I was deeply impressed and inspired by Mitt Romney’s speech. He is obviously sincere about his faith, including his acceptance of Jesus Christ as his Savior. Are we going to demand that Pastor Mike Huckabee answer such doctrinal questions (and more) when the secular media and Democrats turn their negative attention to him? Don’t you see that political infighting on strictly religious grounds opens the doors to the secular left to completely take control of our country? Mitt Romney is a good man of faith who is also a brilliant manager and leader. He should not be torn down by those who share his best values. I see him as the only candidate with a chance to defeat Hillary Clinton. Not only that, he would be a great president.
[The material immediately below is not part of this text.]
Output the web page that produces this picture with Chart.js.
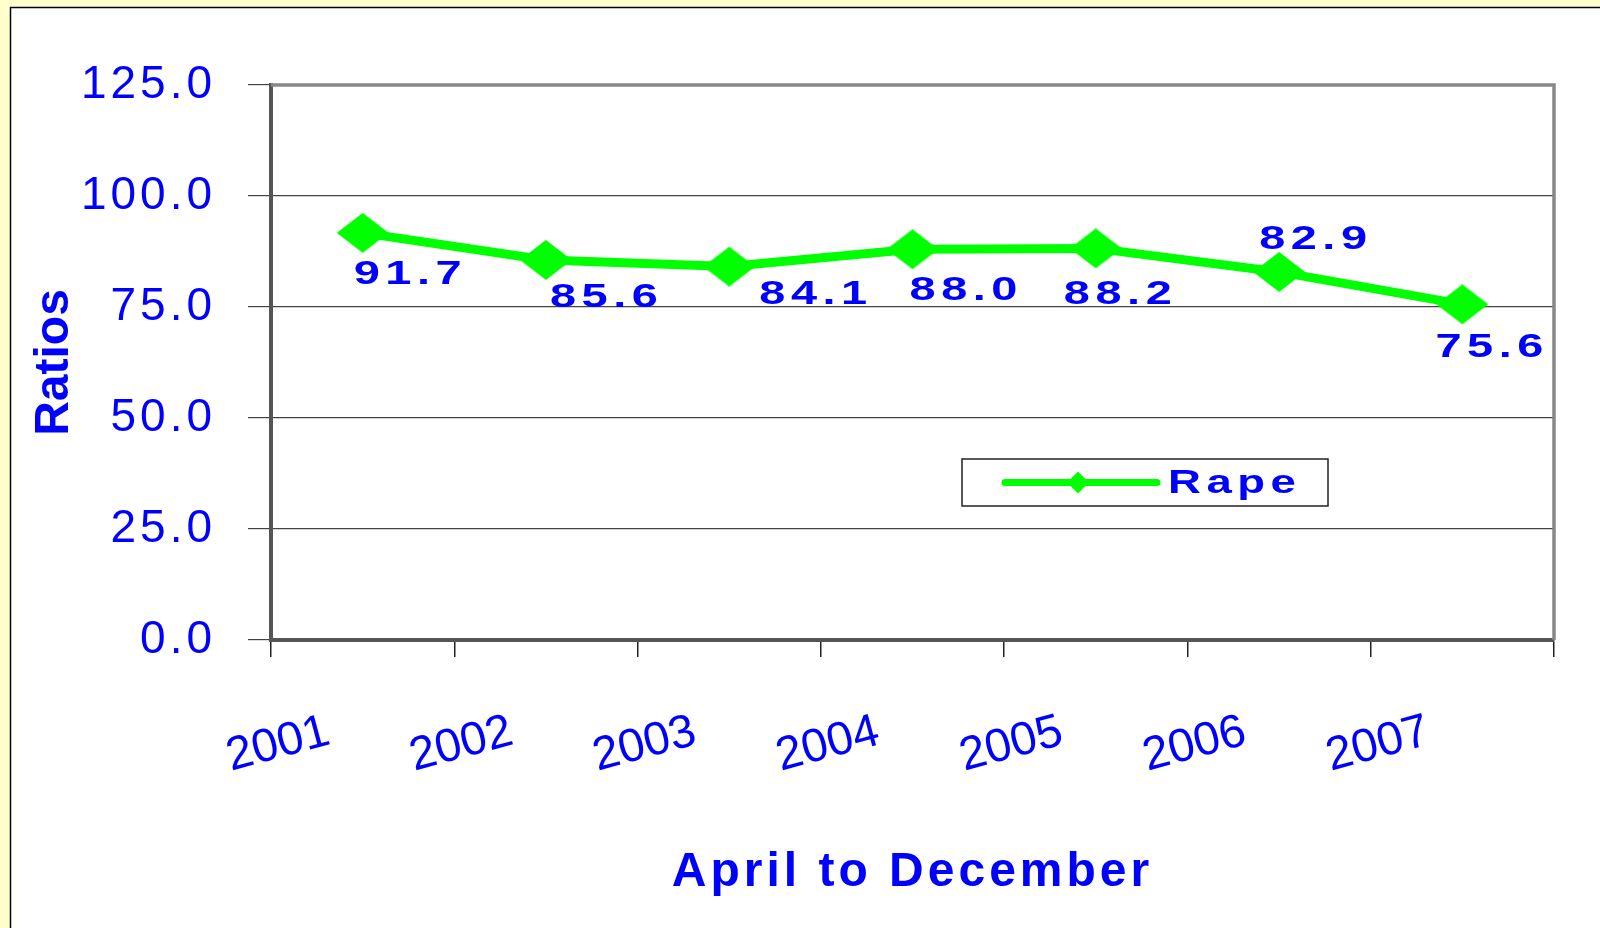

posted December 7, 2007 at 10:37 am
David, It is phony for you to tell the everday
follower of Christ, to “fast” from politics
while you write favorably about “the Huckster”,
whose campaign is, by the way, falling apart because,
oh my, he’s lying about influencing the parole board in
Arkansas to release a convicted rapist. I look forward to
hearing you address this really revolting revelation.
posted December 8, 2007 at 12:22 pm
If you’ve read the news online or in paper (or even watched cable news like that David has been guesting on), Huck is really starting to get hammered for campaigning as avowedly “Christian,” with the media knowing after Romney’s speech it is a code word for “not Mormon.” (Or at least, that Romney is “not Christian.”)
Ironically, I think Huckabee could make some non-sectarian hay out of his ministerial experience (further leadership and pastoral skills for Americans of all faiths), which would be great IMHO. But again, his political problem is that to win the Iowa caucuses, he has to appeal to the right-wing kook Steve Kings of the world. (Sigh.)